_EXERCISE PROMPT_
Give, as a bare number, the count of lines that contain the word "chart".

_RECORDS SUPPLIED_
============================================================

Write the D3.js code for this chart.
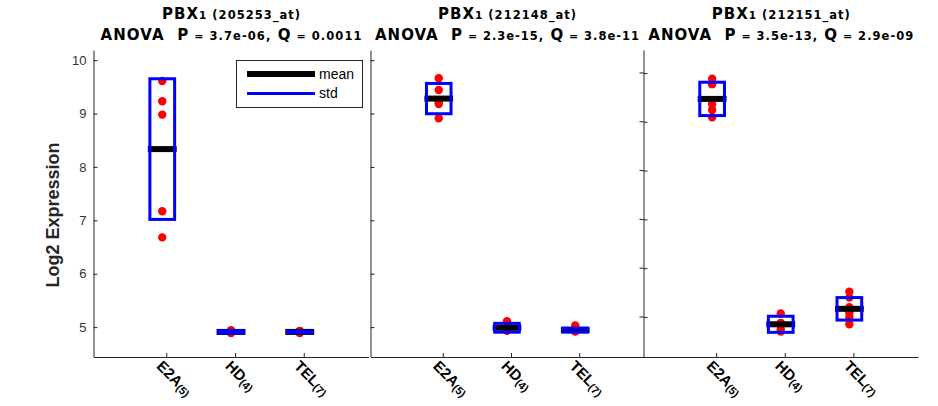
<!DOCTYPE html>
<html><head><meta charset="utf-8">
<script src="https://cdn.jsdelivr.net/npm/d3@7"></script>
<style>body{margin:0;background:#fff} text{white-space:pre}</style>
</head><body><svg id="c" width="938" height="406"></svg>
<script>
// ---- data ----
const categories = ["E2A", "HD", "TEL"];
const counts = ["5", "4", "7"];
const probes = ["205253_at", "212148_at", "212151_at"];
const pValues = ["3.7e-06", "2.3e-15", "3.5e-13"];
const qValues = ["0.0011", "3.8e-11", "2.9e-09"];
const yTicks = [5, 6, 7, 8, 9, 10];
const probe205253 = [
  [9.61, 9.23, 8.98, 7.17, 6.68],
  [4.94, 4.90, 4.89, 4.91],
  [4.93, 4.90, 4.89, 4.91, 4.92, 4.90, 4.92]
];
const probe212148 = [
  [9.66, 9.44, 9.21, 9.18, 8.91],
  [5.11, 4.96, 4.95, 4.93],
  [5.03, 4.94, 4.93, 4.92, 4.93, 4.92, 4.94]
];
const probe212151 = [
  [9.88, 9.77, 9.36, 9.24, 9.09],
  [5.07, 4.88, 4.75, 4.70],
  [5.52, 5.40, 5.20, 5.12, 5.08, 5.00, 4.85]
];

// ---- layout ----
const svg = d3.select("#c");
const plotTop = 50, plotBottom = 357;
const axisColor = "#262626";
const titleFont = "DejaVu Sans, Verdana, sans-serif";
const bodyFont = "Liberation Sans, Arial, sans-serif";
const panels = [
  {data: probe205253, x0: 93.5, x1: 368.5, yDom: [4.44, 10.19], labels: true, both: false, tl: 261},
  {data: probe212148, x0: 370.5, x1: 643.5, yDom: [4.44, 10.19], labels: false, both: false, tl: 264},
  {data: probe212151, x0: 643.5, x1: 918, yDom: [4.18, 10.47], labels: false, both: true, tl: 265}
];

panels.forEach((p, pi) => {
  const x = d3.scaleLinear().domain([0, 4]).range([p.x0, p.x1]);
  const y = d3.scaleLinear().domain(p.yDom).range([plotBottom, plotTop]);
  const g = svg.append("g");

  // y axis
  const ya = d3.axisLeft(y).tickValues(yTicks).tickSize(-4).tickSizeOuter(0).tickPadding(7)
    .tickFormat(p.labels ? d3.format("d") : "");
  const yg = g.append("g").attr("transform", `translate(${p.x0},0)`).call(ya);
  yg.select(".domain").attr("stroke", axisColor);
  yg.selectAll(".tick line").attr("stroke", axisColor);
  yg.selectAll(".tick text").attr("fill", "#333").style("font-family", bodyFont).style("font-size", "13px");
  if (p.both) {
    g.selectAll(".tl2").data(yTicks).enter().append("line")
      .attr("x1", p.x0 - 4).attr("x2", p.x0).attr("y1", d => y(d)).attr("y2", d => y(d))
      .attr("stroke", axisColor);
  }

  // x axis
  const xa = d3.axisBottom(x).tickValues([1, 2, 3]).tickSize(-4).tickSizeOuter(0).tickFormat("");
  const xg = g.append("g").attr("transform", `translate(0,${plotBottom})`).call(xa);
  xg.select(".domain").attr("stroke", axisColor);
  xg.selectAll(".tick").attr("transform", d => `translate(${x(d) + 4.5},0)`);
  xg.selectAll(".tick line").attr("stroke", axisColor);

  // category labels
  categories.forEach((c, i) => {
    const t = g.append("text")
      .attr("transform", `translate(${x(i + 1) + 4.5 - 11},367) rotate(45)`)
      .style("font-family", bodyFont).style("font-weight", "bold").attr("fill", "#000");
    t.append("tspan").style("font-size", "15px").text(c);
    t.append("tspan").style("font-size", "11px").attr("dy", 1.5).text("(" + counts[i] + ")");
  });

  // marks
  p.data.forEach((vals, i) => {
    const m = d3.mean(vals), s = d3.deviation(vals);
    g.selectAll(null).data(vals).enter().append("circle")
      .attr("cx", x(i + 1)).attr("cy", d => y(d)).attr("r", 4.2).attr("fill", "#ff0000");
    g.append("line").attr("x1", x(i + 1 - 0.21)).attr("x2", x(i + 1 + 0.21))
      .attr("y1", y(m)).attr("y2", y(m)).attr("stroke", "#000").attr("stroke-width", 6);
    g.append("rect").attr("x", x(i + 1 - 0.18)).attr("width", x(i + 1 + 0.18) - x(i + 1 - 0.18))
      .attr("y", y(m + s)).attr("height", y(m - s) - y(m + s))
      .attr("fill", "none").attr("stroke", "#0000ff").attr("stroke-width", 3);
  });

  // titles
  const cx = (p.x0 + p.x1) / 2;
  const t1 = g.append("text").attr("x", cx).attr("y", 19).attr("text-anchor", "middle")
    .attr("textLength", 138).attr("lengthAdjust", "spacing")
    .style("font-family", titleFont).style("font-weight", "bold");
  t1.append("tspan").style("font-size", "15px").text("PBX");
  t1.append("tspan").style("font-size", "10.5px").text("1");
  t1.append("tspan").style("font-size", "11.5px").text(" (" + probes[pi] + ")");
  const t2 = g.append("text").attr("x", cx).attr("y", 40).attr("text-anchor", "middle")
    .attr("textLength", p.tl).attr("lengthAdjust", "spacing")
    .style("font-family", titleFont).style("font-weight", "bold");
  t2.append("tspan").style("font-size", "15px").text("ANOVA  P");
  t2.append("tspan").style("font-size", "11px").text(" = ");
  t2.append("tspan").style("font-size", "11.5px").text(pValues[pi] + ",");
  t2.append("tspan").style("font-size", "15px").text(" Q");
  t2.append("tspan").style("font-size", "11px").text(" = ");
  t2.append("tspan").style("font-size", "11.5px").text(qValues[pi]);
});

// y label
svg.append("text").attr("transform", "translate(59,215) rotate(-90)").attr("text-anchor", "middle")
  .style("font-family", bodyFont).style("font-weight", "bold").style("font-size", "18px")
  .attr("fill", "#262626").text("Log2 Expression");

// legend
const leg = svg.append("g");
leg.append("rect").attr("x", 236.5).attr("y", 60.5).attr("width", 126).attr("height", 47)
  .attr("fill", "#fff").attr("stroke", axisColor);
const legendItems = [
  {label: "mean", color: "#000", w: 6, y: 74},
  {label: "std", color: "#0000ff", w: 3, y: 93.5}
];
legendItems.forEach(d => {
  leg.append("line").attr("x1", 247).attr("x2", 315).attr("y1", d.y).attr("y2", d.y)
    .attr("stroke", d.color).attr("stroke-width", d.w);
  leg.append("text").attr("x", 319).attr("y", d.y).attr("dy", "0.35em")
    .style("font-family", bodyFont).style("font-size", "14px").text(d.label);
});
</script></body></html>
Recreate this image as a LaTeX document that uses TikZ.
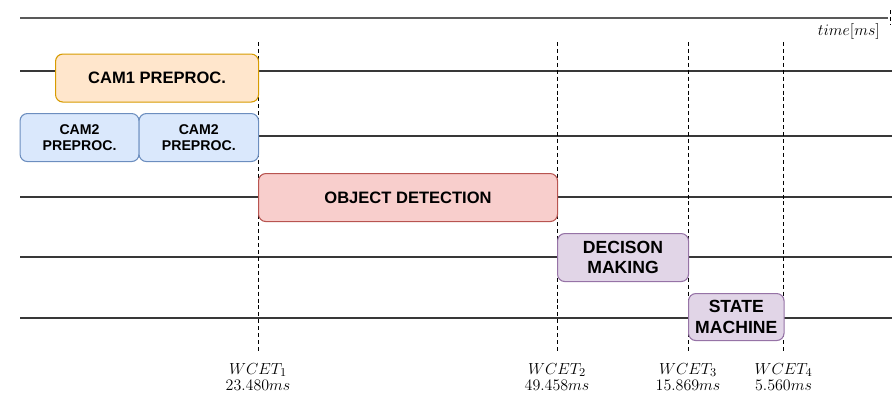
\documentclass[tikz,border=0pt]{standalone}
\usepackage{fontspec}
\setsansfont{Liberation Sans}
\begin{document}
\begin{tikzpicture}[x=0.75pt,y=-0.75pt,
  lane/.style={draw=black!78, line width=1.1pt},
  axis/.style={draw=black!65, line width=1.5pt},
  marker/.style={draw=black, line width=0.75pt, dash pattern=on 3pt off 2.2pt},
  task/.style={draw, rounded corners=5.5pt, line width=0.8pt, align=center,
    font=\sffamily\bfseries, inner sep=0pt, anchor=north west},
  cam1/.style={task, draw={rgb,255:red,215;green,155;blue,0},
    fill={rgb,255:red,255;green,230;blue,204}},
  cam2/.style={task, draw={rgb,255:red,108;green,142;blue,191},
    fill={rgb,255:red,218;green,232;blue,252}},
  detect/.style={task, draw={rgb,255:red,184;green,84;blue,80},
    fill={rgb,255:red,248;green,206;blue,204}},
  decide/.style={task, draw={rgb,255:red,150;green,115;blue,166},
    fill={rgb,255:red,225;green,213;blue,231}},
  wcet/.style={align=center, font=\fontsize{12.5}{12}\selectfont, anchor=north, inner sep=0pt}
]
\useasboundingbox (0,0) rectangle (892,394);

% time axis
\coordinate (axisL) at (20,18);
\coordinate (axisR) at (888,18);
\draw[axis] (axisL) -- (axisR);
\coordinate (tickT) at (890.5,10);
\coordinate (tickB) at (890.5,25);
\draw[marker, line width=0.6pt] (tickT) -- (tickB);
\node[font=\fontsize{12.5}{12}\selectfont, anchor=east, inner sep=0pt] (timelbl) at (880,31) {$time[ms]$};

% task lanes
\foreach \n/\y in {1/71,2/136,3/197,4/257,5/318}{
  \coordinate (laneL\n) at (20,\y);
  \coordinate (laneR\n) at (892,\y);
  \draw[lane] (laneL\n) -- (laneR\n);
}

% WCET boundaries
\foreach \n/\x in {1/258,2/557,3/688,4/783.5}{
  \coordinate (wtop\n) at (\x,42);
  \coordinate (wbot\n) at (\x,352);
  \draw[marker] (wtop\n) -- (wbot\n);
}

% tasks
\node[cam1, minimum width=203*0.75pt, minimum height=48*0.75pt,
  font=\sffamily\bfseries\fontsize{12.4}{14}\selectfont] (cam1) at (55,53.5) {CAM1 PREPROC.};
\node[cam2, minimum width=119*0.75pt, minimum height=48*0.75pt,
  font=\sffamily\bfseries\fontsize{10.6}{12.5}\selectfont] (cam2a) at (19.5,113) {CAM2\\PREPROC.};
\node[cam2, minimum width=119.5*0.75pt, minimum height=48*0.75pt,
  font=\sffamily\bfseries\fontsize{10.6}{12.5}\selectfont] (cam2b) at (138.5,113) {CAM2\\PREPROC.};
\node[detect, minimum width=299*0.75pt, minimum height=48*0.75pt,
  font=\sffamily\bfseries\fontsize{12.4}{14}\selectfont] (objdet) at (258,173) {OBJECT DETECTION};
\node[decide, minimum width=131*0.75pt, minimum height=48*0.75pt,
  font=\sffamily\bfseries\fontsize{13.2}{15.5}\selectfont] (decision) at (557,233) {DECISON\\MAKING};
\node[decide, minimum width=95.5*0.75pt, minimum height=47*0.75pt,
  font=\sffamily\bfseries\fontsize{13.2}{15.5}\selectfont] (statem) at (688,293) {STATE\\MACHINE};

% WCET labels
\node[wcet] (w1) at (258,363) {$WCET_1$\\$23.480ms$};
\node[wcet] (w2) at (557,363) {$WCET_2$\\$49.458ms$};
\node[wcet] (w3) at (688,363) {$WCET_3$\\$15.869ms$};
\node[wcet] (w4) at (783.5,363) {$WCET_4$\\$5.560ms$};
\end{tikzpicture}
\end{document}
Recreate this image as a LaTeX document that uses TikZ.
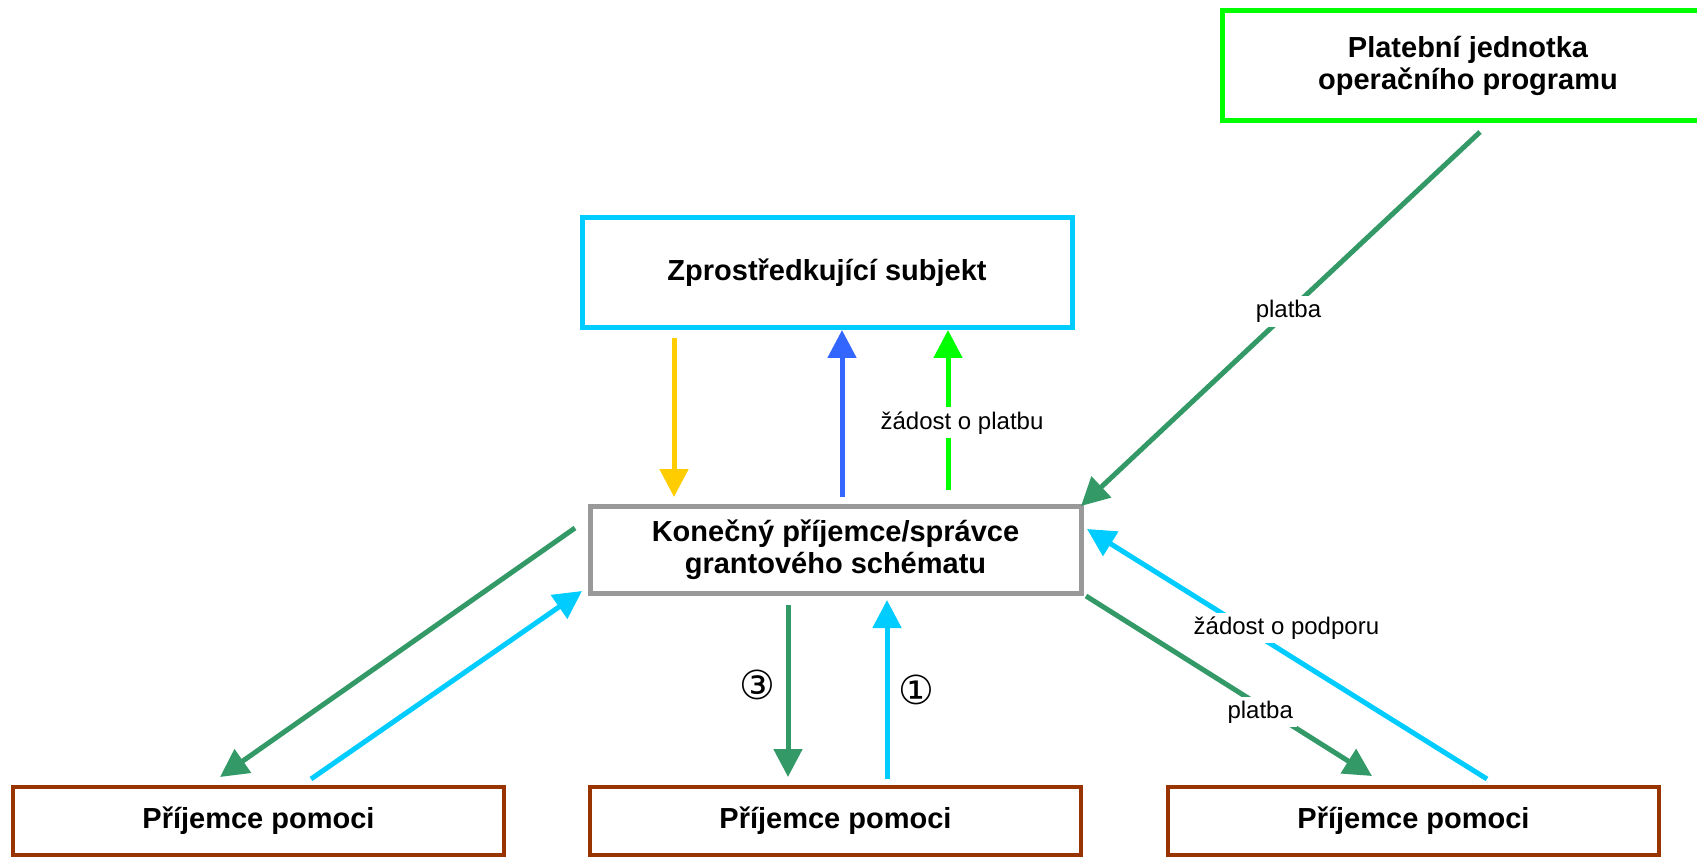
\documentclass[tikz,border=0pt]{standalone}
\usepackage{fontspec}
\setmainfont{Liberation Sans}
\newfontfamily\circfont{DejaVu Sans}
\usetikzlibrary{arrows.meta}
\definecolor{paygreen}{RGB}{0,255,0}
\definecolor{flowgreen}{RGB}{51,153,102}
\definecolor{skyblue}{RGB}{0,204,255}
\definecolor{royalblue}{RGB}{51,102,255}
\definecolor{gold}{RGB}{255,204,0}
\definecolor{boxgray}{RGB}{153,153,153}
\definecolor{rust}{RGB}{153,51,0}

\begin{document}
\begin{tikzpicture}[x=1pt,y=-1pt,
    box/.style={draw, line width=5pt, fill=white, inner sep=0pt, outer sep=0pt,
        minimum width=491pt, align=center,
        font=\fontsize{29}{32}\selectfont\bfseries},
    flow/.style={line width=5pt, -{Triangle[width=28pt,length=28pt]}},
    lbl/.style={fill=white, text=black, inner sep=4pt, font=\fontsize{24}{28}\selectfont},
    num/.style={inner sep=0pt, text=black, font=\circfont\fontsize{40}{44}\selectfont}]
    \useasboundingbox (0,0) rectangle (1697,858);
    \clip (0,0) rectangle (1697,858);

    % Boxes
    \node[box, draw=paygreen, minimum width=492pt, minimum height=110pt] (pay) at (1468,66) {Platební jednotka\\operačního programu};
    \node[box, draw=skyblue, minimum width=490pt, minimum height=110pt] (zs) at (827,273) {Zprostředkující subjekt};
    \node[box, draw=boxgray, minimum height=87pt] (kp) at (835.5,549.5) {Konečný příjemce/správce\\grantového schématu};
    \node[box, draw=rust, line width=4.5pt, minimum height=68pt] (pr1) at (258.5,821) {Příjemce pomoci};
    \node[box, draw=rust, line width=4.5pt, minimum height=68pt] (pr2) at (835.5,821) {Příjemce pomoci};
    \node[box, draw=rust, line width=4.5pt, minimum height=68pt] (pr3) at (1413.5,821) {Příjemce pomoci};

    % Between the intermediate body and the final beneficiary
    \draw[flow, gold] ([xshift=-153pt,yshift=-10pt]zs.south) -- ([xshift=-161.5pt,yshift=9pt]kp.north);
    \draw[flow, royalblue] ([xshift=6.5pt,yshift=9pt]kp.north) -- ([xshift=15pt,yshift=-2pt]zs.south);
    \draw[flow, paygreen] ([xshift=112.5pt,yshift=16pt]kp.north) -- node[lbl, pos=0.42, xshift=14pt] {žádost o platbu} ([xshift=121pt,yshift=-2pt]zs.south);

    % Payment from the paying unit
    \draw[flow, flowgreen] ([xshift=12pt,yshift=-11pt]pay.south) -- node[lbl, pos=0.48] {platba} (kp.north east);

    % Left recipient
    \draw[flow, flowgreen] ([xshift=-15pt,yshift=21.5pt]kp.west) -- ([xshift=-38.5pt,yshift=10pt]pr1.north);
    \draw[flow, skyblue] ([xshift=52.5pt,yshift=8pt]pr1.north) -- ([xshift=-8pt,yshift=2pt]kp.south west);

    % Middle recipient
    \draw[flow, flowgreen] ([xshift=-47.5pt,yshift=-12pt]kp.south) -- node[num, pos=0.465, xshift=-31pt] {③} ([xshift=-47.5pt,yshift=10pt]pr2.north);
    \draw[flow, skyblue] ([xshift=51.5pt,yshift=8pt]pr2.north) -- node[num, pos=0.5, xshift=29pt] {①} ([xshift=51.5pt,yshift=-7pt]kp.south);

    % Right recipient
    \draw[flow, flowgreen] ([xshift=5pt,yshift=-3pt]kp.south east) -- node[lbl, pos=0.644, xshift=-10pt] {platba} ([xshift=-41.5pt,yshift=11pt]pr3.north);
    \draw[flow, skyblue] ([xshift=73.5pt,yshift=8pt]pr3.north) -- node[lbl, pos=0.604, xshift=41pt] {žádost o podporu} ([xshift=6pt,yshift=20.5pt]kp.east);
\end{tikzpicture}
\end{document}
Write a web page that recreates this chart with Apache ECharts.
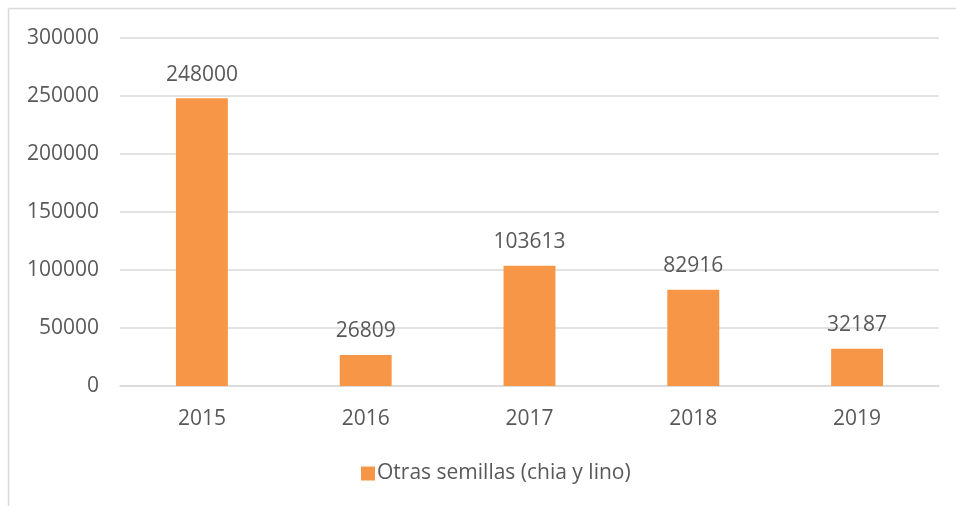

============================================================

_SOLUTION TO THE EXERCISE_
2